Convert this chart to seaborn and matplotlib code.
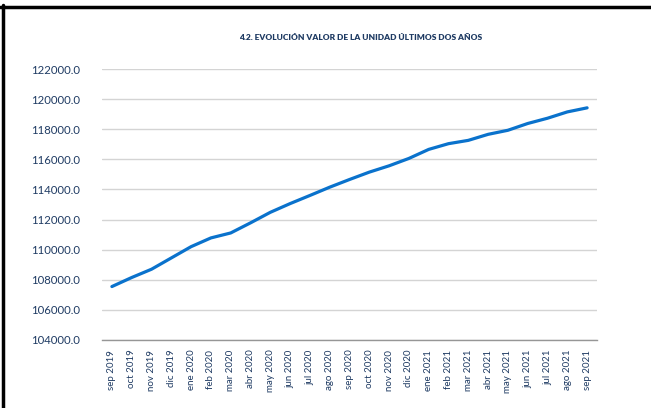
import matplotlib
matplotlib.use("Agg")
import matplotlib.pyplot as plt
import pandas as pd
import seaborn as sns
from matplotlib.lines import Line2D

months = [
    "sep 2019", "oct 2019", "nov 2019", "dic 2019", "ene 2020", "feb 2020",
    "mar 2020", "abr 2020", "may 2020", "jun 2020", "jul 2020", "ago 2020",
    "sep 2020", "oct 2020", "nov 2020", "dic 2020", "ene 2021", "feb 2021",
    "mar 2021", "abr 2021", "may 2021", "jun 2021", "jul 2021", "ago 2021",
    "sep 2021",
]
unit_values = [
    107550, 108150, 108700, 109450, 110200, 110780,
    111110, 111780, 112480, 113060, 113600, 114150,
    114660, 115150, 115570, 116060, 116660, 117040,
    117260, 117660, 117930, 118380, 118730, 119150,
    119420,
]
y_ticks = [104000, 106000, 108000, 110000, 112000, 114000, 116000, 118000, 120000, 122000]
title = "4.2. EVOLUCIÓN VALOR DE LA UNIDAD ÚLTIMOS DOS AÑOS"

LINE_BLUE = "#0A72CC"
TEXT_NAVY = "#1F3B63"

sns.set_theme(style="white")
plt.rcParams["font.family"] = ["Lato", "DejaVu Sans"]

df = pd.DataFrame({"mes": months, "valor": unit_values})

W, H = 651, 408
fig = plt.figure(figsize=(W / 100, H / 100), dpi=100)
ax = fig.add_axes([102 / W, 1 - 340 / H, (597 - 102) / W, (340 - 69) / H])

sns.lineplot(data=df, x="mes", y="valor", sort=False, color=LINE_BLUE,
             linewidth=2.3, ax=ax)

ax.set_xlim(-0.5, len(months) - 0.5)
ax.set_ylim(y_ticks[0], y_ticks[-1])
ax.set_yticks(y_ticks)
ax.set_yticklabels([f"{v:.1f}" for v in y_ticks], color=TEXT_NAVY, fontsize=8.2)
ax.set_xticks(range(len(months)))
ax.set_xticklabels(months, rotation=90, color=TEXT_NAVY, fontsize=7.0)
ax.tick_params(axis="y", length=0, pad=16)
ax.tick_params(axis="x", length=0, pad=7)
ax.set_xlabel("")
ax.set_ylabel("")

ax.grid(axis="y", color="#D4D4D4", linewidth=1.0)
ax.set_axisbelow(True)
for side in ["top", "right", "left"]:
    ax.spines[side].set_visible(False)
ax.spines["bottom"].set_color("#969696")
ax.spines["bottom"].set_linewidth(1.0)

fig.text(361 / W, 1 - 37 / H, title, ha="center", va="center",
         fontsize=6.0, fontweight="heavy", color=TEXT_NAVY)

# outer frame (top and left border of the source document)
fig.add_artist(Line2D([0, 1], [1 - 6.5 / H, 1 - 6.5 / H], transform=fig.transFigure,
                      color="black", linewidth=2.5))
fig.add_artist(Line2D([2.5 / W, 2.5 / W], [0, 1 - 5 / H], transform=fig.transFigure,
                      color="black", linewidth=2.5))

fig.savefig("out.png", dpi=100)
◇ ◇ ◇ ◇
**PROMPT:** Leave the pictures out, and print every line of the listing exactly as written.

**ANSWER TO THIS EXERCISE:**
Convert this chart to seaborn and matplotlib code.
import matplotlib
matplotlib.use("Agg")
import matplotlib.pyplot as plt
import pandas as pd
import seaborn as sns
from matplotlib.lines import Line2D

months = [
    "sep 2019", "oct 2019", "nov 2019", "dic 2019", "ene 2020", "feb 2020",
    "mar 2020", "abr 2020", "may 2020", "jun 2020", "jul 2020", "ago 2020",
    "sep 2020", "oct 2020", "nov 2020", "dic 2020", "ene 2021", "feb 2021",
    "mar 2021", "abr 2021", "may 2021", "jun 2021", "jul 2021", "ago 2021",
    "sep 2021",
]
unit_values = [
    107550, 108150, 108700, 109450, 110200, 110780,
    111110, 111780, 112480, 113060, 113600, 114150,
    114660, 115150, 115570, 116060, 116660, 117040,
    117260, 117660, 117930, 118380, 118730, 119150,
    119420,
]
y_ticks = [104000, 106000, 108000, 110000, 112000, 114000, 116000, 118000, 120000, 122000]
title = "4.2. EVOLUCIÓN VALOR DE LA UNIDAD ÚLTIMOS DOS AÑOS"

LINE_BLUE = "#0A72CC"
TEXT_NAVY = "#1F3B63"

sns.set_theme(style="white")
plt.rcParams["font.family"] = ["Lato", "DejaVu Sans"]

df = pd.DataFrame({"mes": months, "valor": unit_values})

W, H = 651, 408
fig = plt.figure(figsize=(W / 100, H / 100), dpi=100)
ax = fig.add_axes([102 / W, 1 - 340 / H, (597 - 102) / W, (340 - 69) / H])

sns.lineplot(data=df, x="mes", y="valor", sort=False, color=LINE_BLUE,
             linewidth=2.3, ax=ax)

ax.set_xlim(-0.5, len(months) - 0.5)
ax.set_ylim(y_ticks[0], y_ticks[-1])
ax.set_yticks(y_ticks)
ax.set_yticklabels([f"{v:.1f}" for v in y_ticks], color=TEXT_NAVY, fontsize=8.2)
ax.set_xticks(range(len(months)))
ax.set_xticklabels(months, rotation=90, color=TEXT_NAVY, fontsize=7.0)
ax.tick_params(axis="y", length=0, pad=16)
ax.tick_params(axis="x", length=0, pad=7)
ax.set_xlabel("")
ax.set_ylabel("")

ax.grid(axis="y", color="#D4D4D4", linewidth=1.0)
ax.set_axisbelow(True)
for side in ["top", "right", "left"]:
    ax.spines[side].set_visible(False)
ax.spines["bottom"].set_color("#969696")
ax.spines["bottom"].set_linewidth(1.0)

fig.text(361 / W, 1 - 37 / H, title, ha="center", va="center",
         fontsize=6.0, fontweight="heavy", color=TEXT_NAVY)

# outer frame (top and left border of the source document)
fig.add_artist(Line2D([0, 1], [1 - 6.5 / H, 1 - 6.5 / H], transform=fig.transFigure,
                      color="black", linewidth=2.5))
fig.add_artist(Line2D([2.5 / W, 2.5 / W], [0, 1 - 5 / H], transform=fig.transFigure,
                      color="black", linewidth=2.5))

fig.savefig("out.png", dpi=100)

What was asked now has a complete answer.